In [None]:
import os
import torchaudio
import torch
from alibi_detect.cd.pytorch import HiddenOutput, preprocess_drift
from alibi_detect.cd import MMDDriftOnline
from functools import partial
import torch.nn as nn
import torch.nn.functional as F

# === Constants ===
SAMPLE_RATE = 16000
RAW_MODEL_INPUT_LEN = 320000
DROPOUT = 0.3

# === Model ===
class EmbeddingClassifier(nn.Module):
    def __init__(self, emb_dim=2048, num_cls=206):
        super().__init__()
        self.net = nn.Sequential(
            nn.Linear(emb_dim, 2048), nn.BatchNorm1d(2048), nn.ReLU(), nn.Dropout(DROPOUT),
            nn.Linear(2048, 1024),    nn.BatchNorm1d(1024), nn.ReLU(), nn.Dropout(DROPOUT),
            nn.Linear(1024, 512),     nn.BatchNorm1d(512),  nn.ReLU(), nn.Dropout(DROPOUT),
            nn.Linear(512, num_cls)
        )
    def forward(self, x):
        return self.net(x)

# === Audio preprocessing ===
def preprocess_audio(wav_path):
    try:
        _ = torchaudio.info(wav_path)  # Ensures it's readable
    except Exception as e:
        raise ValueError(f"Unreadable audio file: {wav_path}") from e
    waveform, sr = torchaudio.load(wav_path)
    if sr != SAMPLE_RATE:
        waveform = torchaudio.transforms.Resample(sr, SAMPLE_RATE)(waveform)
    waveform = waveform.mean(dim=0) if waveform.dim() > 1 else waveform
    waveform = F.pad(waveform, (0, max(0, RAW_MODEL_INPUT_LEN - waveform.shape[0])))
    waveform = (waveform - waveform.mean()) / waveform.std().clamp_min(1e-6)
    return waveform[:RAW_MODEL_INPUT_LEN]

def get_mel_tensor(waveform_tensor):
    mel_transform = torchaudio.transforms.MelSpectrogram(
        sample_rate=SAMPLE_RATE, n_fft=1024, hop_length=256, n_mels=64
    )
    mel = torch.log1p(mel_transform(waveform_tensor))
    mel_padded = torch.zeros((1, 64, 313))
    mel_len = min(mel.shape[-1], 313)
    mel_padded[:, :, :mel_len] = mel[:, :, :mel_len]
    return mel_padded

# === Initialize drift detector ===
def init_drift_detector(model_path: str, ref_paths: list):
    model = EmbeddingClassifier()
    model.load_state_dict(torch.load(model_path, map_location="cpu"), strict=False)
    model.eval()

    feature_model = HiddenOutput(model, layer=-1)
    preprocess_fn = partial(preprocess_drift, model=feature_model)

    ref_mels = []
    for p in ref_paths:
        try:
            print(f"Processing {p}")
            waveform = preprocess_audio(p)
            mel = get_mel_tensor(waveform)  # shape: [1, 64, 313]
            ref_mels.append(mel)
        except Exception as e:
            print(f"Warning: Skipping {p} due to error: {e}")

    if not ref_mels:
        raise RuntimeError("No valid reference audio files found.
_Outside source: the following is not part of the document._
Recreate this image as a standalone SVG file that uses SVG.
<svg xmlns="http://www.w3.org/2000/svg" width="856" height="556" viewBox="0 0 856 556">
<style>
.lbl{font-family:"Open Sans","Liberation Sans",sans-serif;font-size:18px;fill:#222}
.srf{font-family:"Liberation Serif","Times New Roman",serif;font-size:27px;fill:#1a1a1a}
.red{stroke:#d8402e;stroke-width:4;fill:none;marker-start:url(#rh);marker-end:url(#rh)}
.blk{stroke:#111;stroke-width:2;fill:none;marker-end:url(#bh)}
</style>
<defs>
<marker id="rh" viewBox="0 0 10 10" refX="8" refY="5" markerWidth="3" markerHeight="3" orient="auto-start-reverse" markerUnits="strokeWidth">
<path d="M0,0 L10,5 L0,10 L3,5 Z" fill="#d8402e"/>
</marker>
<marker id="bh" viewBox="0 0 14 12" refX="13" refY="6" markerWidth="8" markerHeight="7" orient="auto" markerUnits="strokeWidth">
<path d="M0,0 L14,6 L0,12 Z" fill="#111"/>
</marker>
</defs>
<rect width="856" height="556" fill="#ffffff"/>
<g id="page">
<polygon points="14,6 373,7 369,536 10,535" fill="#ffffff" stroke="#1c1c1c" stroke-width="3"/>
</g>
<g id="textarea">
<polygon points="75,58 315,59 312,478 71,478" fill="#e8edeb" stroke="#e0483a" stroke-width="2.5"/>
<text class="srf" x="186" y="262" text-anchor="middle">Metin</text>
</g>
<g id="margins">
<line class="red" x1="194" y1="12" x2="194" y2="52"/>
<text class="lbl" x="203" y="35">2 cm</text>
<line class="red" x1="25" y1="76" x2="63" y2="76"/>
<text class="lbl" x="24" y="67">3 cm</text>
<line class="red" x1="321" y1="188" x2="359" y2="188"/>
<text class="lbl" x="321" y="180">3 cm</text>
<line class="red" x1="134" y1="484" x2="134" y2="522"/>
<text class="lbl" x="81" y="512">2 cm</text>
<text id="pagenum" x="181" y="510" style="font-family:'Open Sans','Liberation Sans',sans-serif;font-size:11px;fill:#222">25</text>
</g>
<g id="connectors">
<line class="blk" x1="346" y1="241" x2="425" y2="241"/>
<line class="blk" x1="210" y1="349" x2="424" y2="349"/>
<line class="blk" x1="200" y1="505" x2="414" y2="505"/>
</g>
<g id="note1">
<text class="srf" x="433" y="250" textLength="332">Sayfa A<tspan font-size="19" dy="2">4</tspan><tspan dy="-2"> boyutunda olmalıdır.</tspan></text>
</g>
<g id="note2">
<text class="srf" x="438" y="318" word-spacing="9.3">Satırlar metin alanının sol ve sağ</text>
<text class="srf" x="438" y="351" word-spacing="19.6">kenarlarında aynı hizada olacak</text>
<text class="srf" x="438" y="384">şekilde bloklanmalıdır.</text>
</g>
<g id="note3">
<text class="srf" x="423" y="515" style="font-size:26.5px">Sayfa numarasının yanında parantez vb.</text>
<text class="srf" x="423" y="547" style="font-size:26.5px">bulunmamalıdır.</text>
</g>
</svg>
Please check your dataset.")

    x_ref = torch.cat(ref_mels, dim=0)  # shape: [N, 64, 313]

    return MMDDriftOnline(
        x_ref, ert=300, window_size=10, backend='pytorch', preprocess_fn=preprocess_fn
    )


In [None]:
REF_AUDIO_FOLDER = "training/21211"
TEST_AUDIO_PATH = "validating/21211/XC925908.ogg"

ref_audio_files = [
    os.path.join(REF_AUDIO_FOLDER, f)
    for f in os.listdir(REF_AUDIO_FOLDER)
    if f.lower().endswith(".ogg")
]

cd_online = init_drift_detector("best_emb_mlp.pt", ref_audio_files)

waveform = preprocess_audio(TEST_AUDIO_PATH)
mel_tensor = get_mel_tensor(waveform)
is_drift = cd_online.predict(mel_tensor.numpy())["data"]["is_drift"]
print("\nDrift detected!" if is_drift else "\nNo drift detected.")

In [None]:
cd_online.reset_state()
save_detector(cd_online, "cd")


In [None]:
try:
    waveform, sr = torchaudio.load("training/21211/XC909280.ogg")
    print(f"Loaded with sample rate {sr}, shape: {waveform.shape}")
except Exception as e:
    print(f"Failed: {e}")

In [None]:
import os
import subprocess

ogg_dir = "training/21211"
wav_dir = "training/21211_wav"
os.makedirs(wav_dir, exist_ok=True)

for fname in os.listdir(ogg_dir):
    if fname.lower().endswith(".ogg"):
        ogg_path = os.path.join(ogg_dir, fname)
        wav_name = fname.replace(".ogg", ".wav")
        wav_path = os.path.join(wav_dir, wav_name)

        try:
            subprocess.run([
                "ffmpeg", "-y", "-i", ogg_path, wav_path
            ], check=True, stdout=subprocess.DEVNULL, stderr=subprocess.DEVNULL)
            print(f"Converted: {fname} → {wav_name}")
        except subprocess.CalledProcessError:
            print(f"Failed to convert: {fname}")